● EXERCISE GOAL: Faithfully return all lines, omitting every embedded picture.

#### AVAILABLE DATA ####

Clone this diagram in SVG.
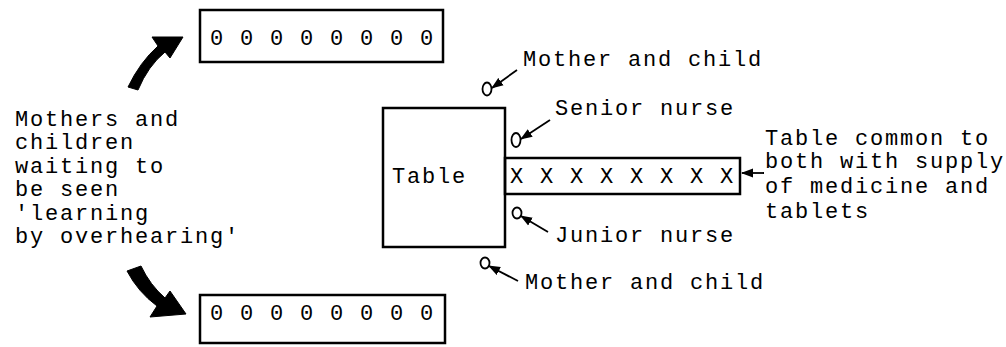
<svg xmlns="http://www.w3.org/2000/svg" width="1006" height="347" viewBox="0 0 1006 347">
<style>
text{font-family:"Liberation Mono","Courier New",monospace;font-size:22px;letter-spacing:1.8px;fill:#000}
.box{fill:none;stroke:#000;stroke-width:2.5}
.p{fill:none;stroke:#000;stroke-width:1.8}
.ln{fill:none;stroke:#000;stroke-width:1.8;marker-end:url(#ah)}
.big{fill:#000;stroke:#000;stroke-width:1}
</style>
<defs>
<marker id="ah" markerUnits="userSpaceOnUse" markerWidth="12" markerHeight="10" viewBox="0 0 12 10" refX="11" refY="5" orient="auto">
<path d="M0,0.5 L12,5 L0,9.5 Z" fill="#000"/>
</marker>
</defs>
<rect width="1006" height="347" fill="#fff"/>

<g id="waiting-top">
<rect class="box" x="200" y="10" width="243" height="52"/>
<text x="210" y="45">0 0 0 0 0 0 0 0</text>
</g>
<g id="waiting-bottom">
<rect class="box" x="200" y="295" width="245" height="48"/>
<text x="210" y="320">0 0 0 0 0 0 0 0</text>
</g>
<g id="waiting-label">
<text x="15" y="126">Mothers and</text>
<text x="15" y="149">children</text>
<text x="15" y="173">waiting to</text>
<text x="15" y="196">be seen</text>
<text x="15" y="220">'learning</text>
<text x="15" y="243">by overhearing'</text>
</g>
<g id="table">
<rect class="box" x="383" y="108" width="122" height="139"/>
<text x="392" y="183">Table</text>
</g>
<g id="common-table">
<rect class="box" x="505" y="158" width="235" height="36"/>
<text x="510" y="183">X X X X X X X X</text>
</g>
<g id="common-label">
<text x="765" y="145">Table common to</text>
<text x="765" y="168">both with supply</text>
<text x="765" y="193">of medicine and</text>
<text x="765" y="218">tablets</text>
</g>
<g id="mother-top">
<ellipse class="p" cx="487" cy="89" rx="4.5" ry="6.5"/>
<text x="523" y="66">Mother and child</text>
</g>
<g id="senior-nurse">
<ellipse class="p" cx="516" cy="140" rx="4.5" ry="7"/>
<text x="555" y="115">Senior nurse</text>
</g>
<g id="junior-nurse">
<ellipse class="p" cx="517" cy="213" rx="4.5" ry="5.5"/>
<text x="555" y="242">Junior nurse</text>
</g>
<g id="mother-bottom">
<ellipse class="p" cx="485" cy="263" rx="4.5" ry="5.5"/>
<text x="525" y="289">Mother and child</text>
</g>

<g id="connectors">
<path class="big" d="M128,87 Q140,62 158,46 L152,37 L183,37 L170,58 L165,52 Q148,66 138,90 Z"/>
<path class="big" d="M127,271 L141,266 Q150,285 165,298 L170,291 L186,314 L150,317 L157,306 Q138,292 127,271 Z"/>
<line class="ln" x1="517" y1="70" x2="492" y2="88"/>
<line class="ln" x1="550" y1="120" x2="521" y2="139"/>
<line class="ln" x1="764" y1="173" x2="742" y2="173"/>
<line class="ln" x1="548" y1="232" x2="521" y2="216"/>
<line class="ln" x1="518" y1="281" x2="489" y2="266"/>
</g>
</svg>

####

● REPLY TO THE TASK:
Clone this diagram in SVG.
<svg xmlns="http://www.w3.org/2000/svg" width="1006" height="347" viewBox="0 0 1006 347">
<style>
text{font-family:"Liberation Mono","Courier New",monospace;font-size:22px;letter-spacing:1.8px;fill:#000}
.box{fill:none;stroke:#000;stroke-width:2.5}
.p{fill:none;stroke:#000;stroke-width:1.8}
.ln{fill:none;stroke:#000;stroke-width:1.8;marker-end:url(#ah)}
.big{fill:#000;stroke:#000;stroke-width:1}
</style>
<defs>
<marker id="ah" markerUnits="userSpaceOnUse" markerWidth="12" markerHeight="10" viewBox="0 0 12 10" refX="11" refY="5" orient="auto">
<path d="M0,0.5 L12,5 L0,9.5 Z" fill="#000"/>
</marker>
</defs>
<rect width="1006" height="347" fill="#fff"/>

<g id="waiting-top">
<rect class="box" x="200" y="10" width="243" height="52"/>
<text x="210" y="45">0 0 0 0 0 0 0 0</text>
</g>
<g id="waiting-bottom">
<rect class="box" x="200" y="295" width="245" height="48"/>
<text x="210" y="320">0 0 0 0 0 0 0 0</text>
</g>
<g id="waiting-label">
<text x="15" y="126">Mothers and</text>
<text x="15" y="149">children</text>
<text x="15" y="173">waiting to</text>
<text x="15" y="196">be seen</text>
<text x="15" y="220">'learning</text>
<text x="15" y="243">by overhearing'</text>
</g>
<g id="table">
<rect class="box" x="383" y="108" width="122" height="139"/>
<text x="392" y="183">Table</text>
</g>
<g id="common-table">
<rect class="box" x="505" y="158" width="235" height="36"/>
<text x="510" y="183">X X X X X X X X</text>
</g>
<g id="common-label">
<text x="765" y="145">Table common to</text>
<text x="765" y="168">both with supply</text>
<text x="765" y="193">of medicine and</text>
<text x="765" y="218">tablets</text>
</g>
<g id="mother-top">
<ellipse class="p" cx="487" cy="89" rx="4.5" ry="6.5"/>
<text x="523" y="66">Mother and child</text>
</g>
<g id="senior-nurse">
<ellipse class="p" cx="516" cy="140" rx="4.5" ry="7"/>
<text x="555" y="115">Senior nurse</text>
</g>
<g id="junior-nurse">
<ellipse class="p" cx="517" cy="213" rx="4.5" ry="5.5"/>
<text x="555" y="242">Junior nurse</text>
</g>
<g id="mother-bottom">
<ellipse class="p" cx="485" cy="263" rx="4.5" ry="5.5"/>
<text x="525" y="289">Mother and child</text>
</g>

<g id="connectors">
<path class="big" d="M128,87 Q140,62 158,46 L152,37 L183,37 L170,58 L165,52 Q148,66 138,90 Z"/>
<path class="big" d="M127,271 L141,266 Q150,285 165,298 L170,291 L186,314 L150,317 L157,306 Q138,292 127,271 Z"/>
<line class="ln" x1="517" y1="70" x2="492" y2="88"/>
<line class="ln" x1="550" y1="120" x2="521" y2="139"/>
<line class="ln" x1="764" y1="173" x2="742" y2="173"/>
<line class="ln" x1="548" y1="232" x2="521" y2="216"/>
<line class="ln" x1="518" y1="281" x2="489" y2="266"/>
</g>
</svg>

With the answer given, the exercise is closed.